Where was I? Oh yes. I spent days, yes, days, applying stonework to my MDF bridge armature using my DAS clay technique.
In the end it looks great. A bit of a caricature of vernacular stonework if I’m honest, but as the scale gets smaller a bit of emphasis helps.
A few weeks ago I was in Home Depot and I noticed in the shaky can section they had a textured “granite” spray, so this was a chance to try it out. After masking out the roadway and whitewashed walls and wooden rubbing strip I spent a happy moment in the garage carefully priming the structure. This paint goes on really thick, so take your time with several thin coats letting it dry in between
In the event it was pretty cold there, so the paint had a problem “drying” in the garage, so in the end I brought it indoors, where Mrs Hill and I spent a heady night with the bridge perched above a heating vent.
Once again, the texture was possibly a bit much, but as I started to render the surface back it started to look pretty good. I also started to pick out individual blocks in various shades of grey. Just a fine brush and a palette of black and warm white with the occasional bit of pink. Yes. Granite has pink in it. I also treated a couple of areas with a mossy green colour under ledges and in corners although these aren’t evident in the images, but will pull out when I apply the final matt varnish coat… I hope.
Initially I used dropper bottles to drip various mixtures of grey/cream to represent mortar between the stones. Moisten with “wet-water” first. If you dilute your mixtures correctly, at first the courses look pretty garish, but as the paint dries it cuts back. If I found any particular spot was looking a bit too much I used a torn edge of paper towel to soak up the excess. Once dry use a stiff dry-brush to cut it back further if required
You’ll notice that above the tracks I’ve tried to imply soot and grime from the steam and exhaust of the engines. Also, on the right I’ve started to suggest the cornerstones have been painted white for safety reasons. There will be a platform continuing under the bridge. I’m also going to place a light in there for effect – and the convenience of people waiting for a train.
And this is where I’m at. A bit of a local traffic jam on the bridge where the new NHS midwife is on her way to a prenatal home visit. Obviously, she’s new to Dartmoor from the Big City or she wouldn’t have a Morris Minor convertible. Just wait for the first real downpour or blizzard… Meanwhile the RAC guy is on the rounds, fixing the “Do Not Feed The Ponies” signs and rescuing damsels in distress.

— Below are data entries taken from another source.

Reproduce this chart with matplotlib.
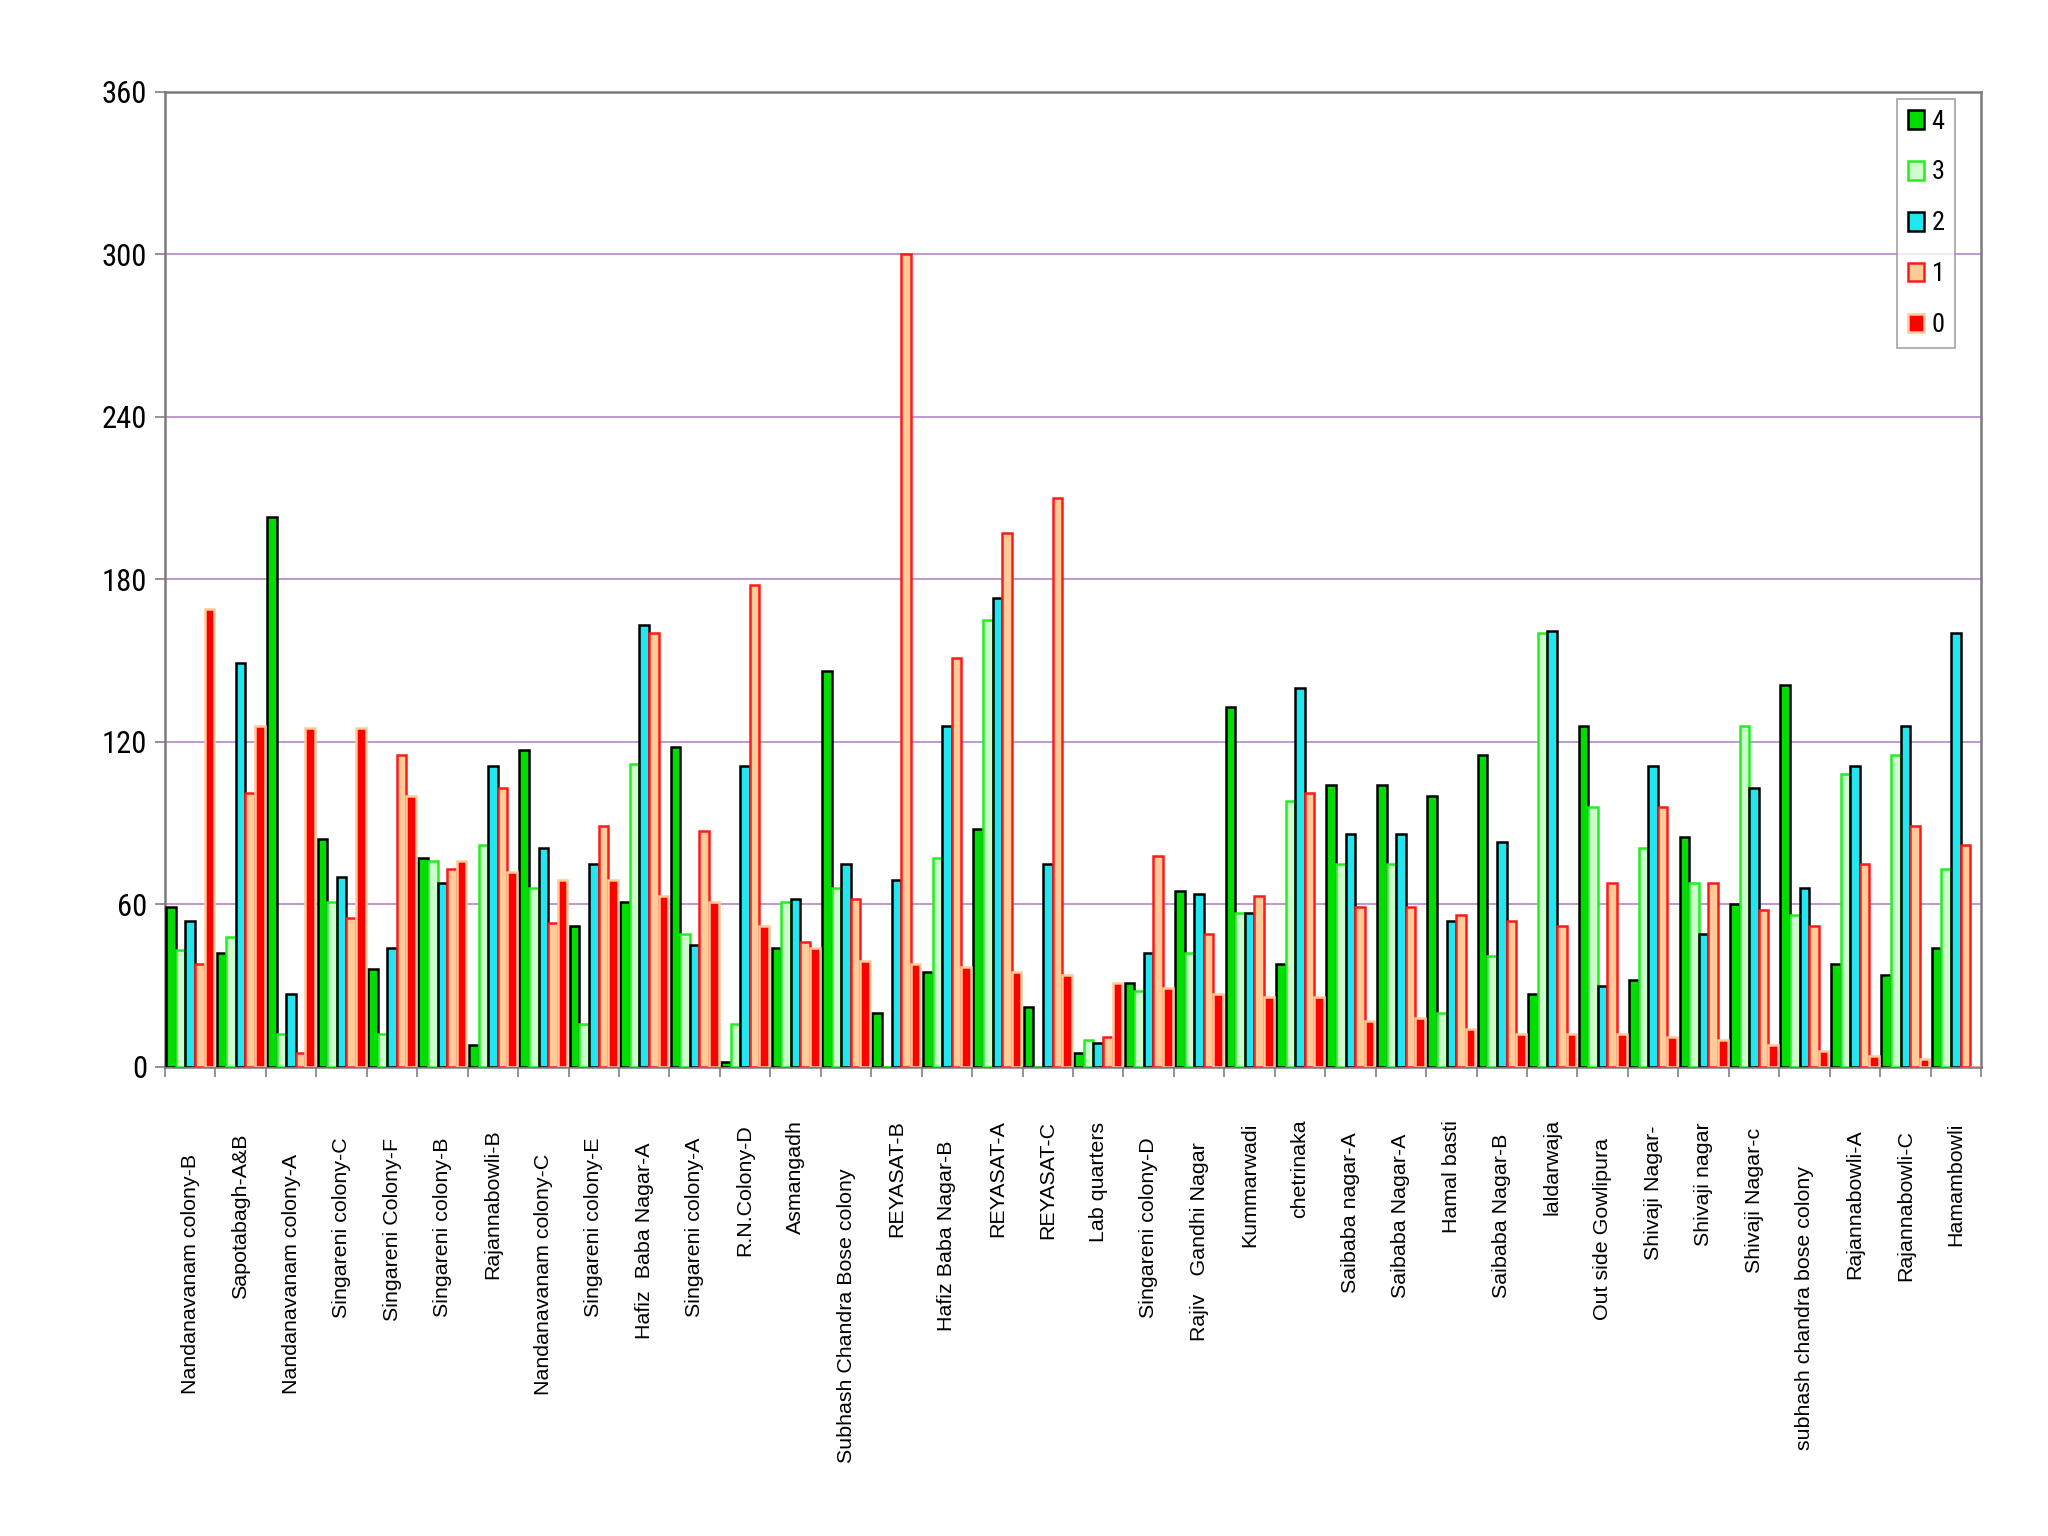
import matplotlib
matplotlib.use("Agg")
import matplotlib.pyplot as plt
from matplotlib import font_manager
from matplotlib.transforms import blended_transform_factory
import numpy as np

categories = [
    "Nandanavanam colony-B", "Sapotabagh-A&B", "Nandanavanam colony-A",
    "Singareni colony-C", "Singareni Colony-F", "Singareni colony-B",
    "Rajannabowli-B", "Nandanavanam colony-C", "Singareni colony-E",
    "Hafiz  Baba Nagar-A", "Singareni colony-A", "R.N.Colony-D", "Asmangadh",
    "Subhash Chandra Bose colony", "REYASAT-B", "Hafiz Baba Nagar-B",
    "REYASAT-A", "REYASAT-C", "Lab quarters", "Singareni colony-D",
    "Rajiv   Gandhi Nagar", "Kummarwadi", "chetrinaka", "Saibaba nagar-A",
    "Saibaba Nagar-A", "Hamal basti", "Saibaba Nagar-B", "laldarwaja",
    "Out side Gowlipura", "Shivaji Nagar-", "Shivaji nagar", "Shivaji Nagar-c",
    "subhash chandra bose colony", "Rajannabowli-A", "Rajannabowli-C",
    "Hamambowli",
]

series_names = ["4", "3", "2", "1", "0"]

s4 = [59, 42, 203, 84, 36, 77, 8, 117, 52, 61, 118, 2, 44, 146, 20, 35, 88, 22,
      5, 31, 65, 133, 38, 104, 104, 100, 115, 27, 126, 32, 85, 60, 141, 38, 34, 44]
s3 = [43, 48, 12, 61, 12, 76, 82, 66, 16, 112, 49, 16, 61, 66, 0, 77, 165, 0,
      10, 28, 42, 57, 98, 75, 75, 20, 41, 160, 96, 81, 68, 126, 56, 108, 115, 73]
s2 = [54, 149, 27, 70, 44, 68, 111, 81, 75, 163, 45, 111, 62, 75, 69, 126, 173, 75,
      9, 42, 64, 57, 140, 86, 86, 54, 83, 161, 30, 111, 49, 103, 66, 111, 126, 160]
s1 = [38, 101, 5, 55, 115, 73, 103, 53, 89, 160, 87, 178, 46, 62, 300, 151, 197, 210,
      11, 78, 49, 63, 101, 59, 59, 56, 54, 52, 68, 96, 68, 58, 52, 75, 89, 82]
s0 = [169, 126, 125, 125, 100, 76, 72, 69, 69, 63, 61, 52, 44, 39, 38, 37, 35, 34,
      31, 29, 27, 26, 26, 17, 18, 14, 12, 12, 12, 11, 10, 8, 6, 4, 3, 0]

y_ticks = [0, 60, 120, 180, 240, 300, 360]

series_values = [s4, s3, s2, s1, s0]
face_colors = ["#00dd00", "#ccffcc", "#22e6f0", "#ffcc99", "#ff0000"]
edge_colors = ["#000000", "#22ee22", "#000000", "#ff1a1a", "#ffc89a"]

avail = {f.name for f in font_manager.fontManager.ttflist}
regular = "Liberation Sans" if "Liberation Sans" in avail else "DejaVu Sans"
narrow = None
for cand in ["Liberation Sans Narrow", "Arial Narrow", "Roboto Condensed",
             "Open Sans Condensed", "Noto Sans Condensed"]:
    if cand in avail:
        narrow = cand
        break
if narrow is None:
    narrow = regular
    num_size, leg_size = 21, 18
else:
    num_size, leg_size = 22, 19

W, H = 2048, 1536
fig = plt.figure(figsize=(W / 100, H / 100), dpi=100)
fig.patch.set_facecolor("white")
ax = fig.add_axes([165 / W, 1 - 1067 / H, (1981 - 165) / W, (1067 - 91.5) / H])
ax.set_facecolor("white")

x = np.arange(len(categories))
w = 0.19
handles = []
for j, vals in enumerate(series_values):
    b = ax.bar(x + (j - 2) * w, vals, width=w, facecolor=face_colors[j],
               edgecolor=edge_colors[j], linewidth=1.8, label=series_names[j],
               zorder=3)
    handles.append(b)

ax.set_xlim(-0.5, len(categories) - 0.5)
ax.set_ylim(0, 360)
ax.set_yticks(y_ticks)
ax.set_yticklabels([str(v) for v in y_ticks], fontfamily=narrow, fontsize=num_size)
ax.yaxis.grid(True, color="#b07cc6", linewidth=1.1, zorder=0)
ax.set_axisbelow(True)
ax.tick_params(axis="y", length=7, width=1.2, color="#808080", pad=6)

ax.set_xticks(np.arange(len(categories) + 1) - 0.5)
ax.set_xticklabels([])
ax.tick_params(axis="x", length=7, width=1.2, color="#808080")

for side in ["left", "bottom", "top", "right"]:
    ax.spines[side].set_color("#7a7a7a")
    ax.spines[side].set_linewidth(1.8)

trans = blended_transform_factory(ax.transData, fig.transFigure)
texts = []
for i, name in enumerate(categories):
    t = ax.text(i, 1 - 1119 / H, name, rotation=90, ha="center", va="top",
                transform=trans, fontfamily=regular, fontsize=15.4, color="black",
                clip_on=False)
    texts.append(t)

leg = fig.legend(handles=handles, labels=series_names, loc="upper right",
                 bbox_to_anchor=(1955 / W, 1 - 99 / H),
                 bbox_transform=fig.transFigure, frameon=True, fancybox=False,
                 prop={"family": narrow, "size": leg_size},
                 handlelength=0.6, handleheight=0.72, handletextpad=0.3,
                 labelspacing=1.02, borderpad=0.4, borderaxespad=0)
leg.get_frame().set_edgecolor("#8c8c8c")
leg.get_frame().set_linewidth(1.2)

fig.canvas.draw()
renderer = fig.canvas.get_renderer()
for t in texts:
    bb = t.get_window_extent(renderer)
    L = bb.height
    top_px = 1119 + 0.27 * max(0.0, L - 111)
    t.set_y(1 - top_px / H)

fig.savefig("out.png", dpi=100, facecolor="white")
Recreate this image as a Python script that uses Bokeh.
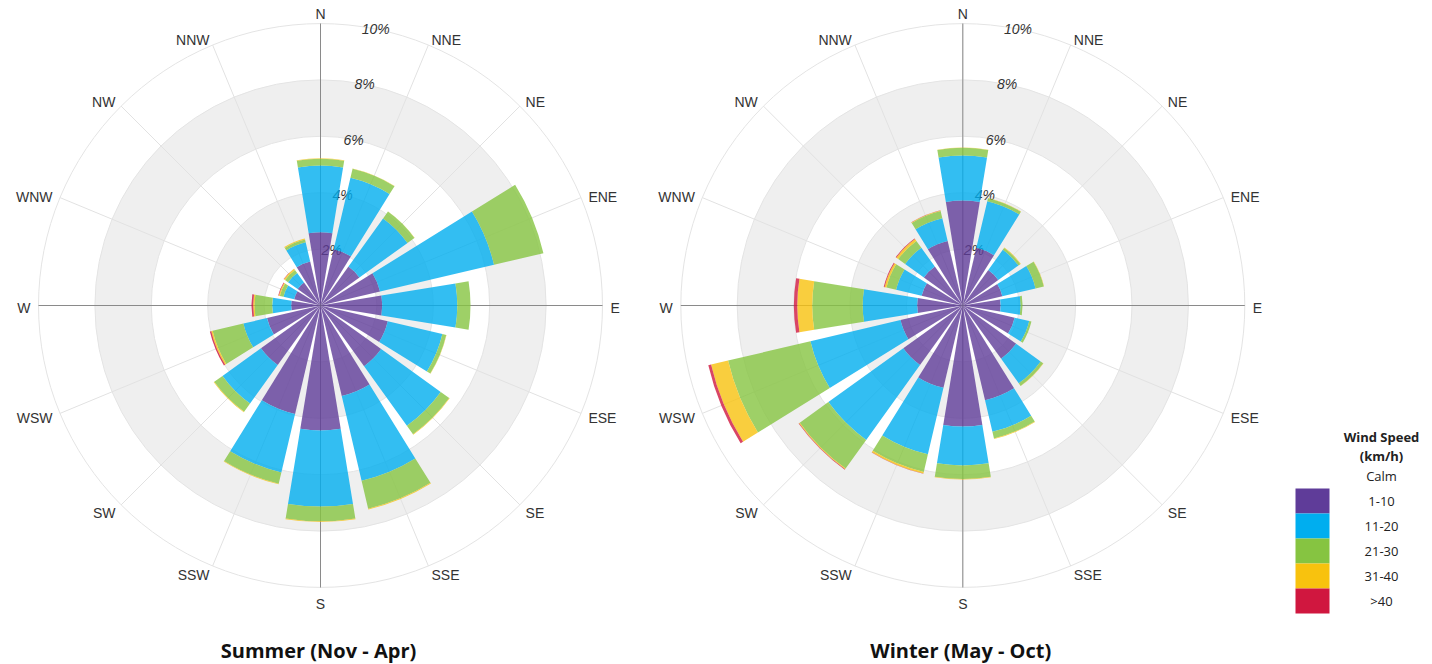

So now the bridge awaits the application of weathering powders and a bit of plant life sprouting from appropriate places before blending into the landscape.
The road surface – actually one of the most difficult modelling challenges – is also awaiting treatment a la Kathy Millatt, while the wooden rubbing strip is going to be aged using another fine product, MicroMark Age-It-Easy.
Well, summer’s over. We’ve even seen a surprise snowstorm here in New Jersey. And my sister actually lives on Dartmoor tells me they’ve had snow there as well.
So it’s back to work on the Boltorr branch.
I’m currently working on the road bridge which forms the scenic break at the northern end of the layout. It’s built using a structure of 2mm MDF, and stonework of chips of DAS modelling clay.
All stonework is finished except for some trimming and my next stage will be representing the road, actually one of the most difficult exercises in modelling. I also have some etched drain covers and rain grills to add some detail. I just have to figure how to give the road a hint of camber.
The bridge will then be ready for painting and rendering.
My priority now will be to get the basic landform settled so I can actually lay some track. Initially the layout will be DC, but I’m wiring it so it will be easy to convert to DCC at some point.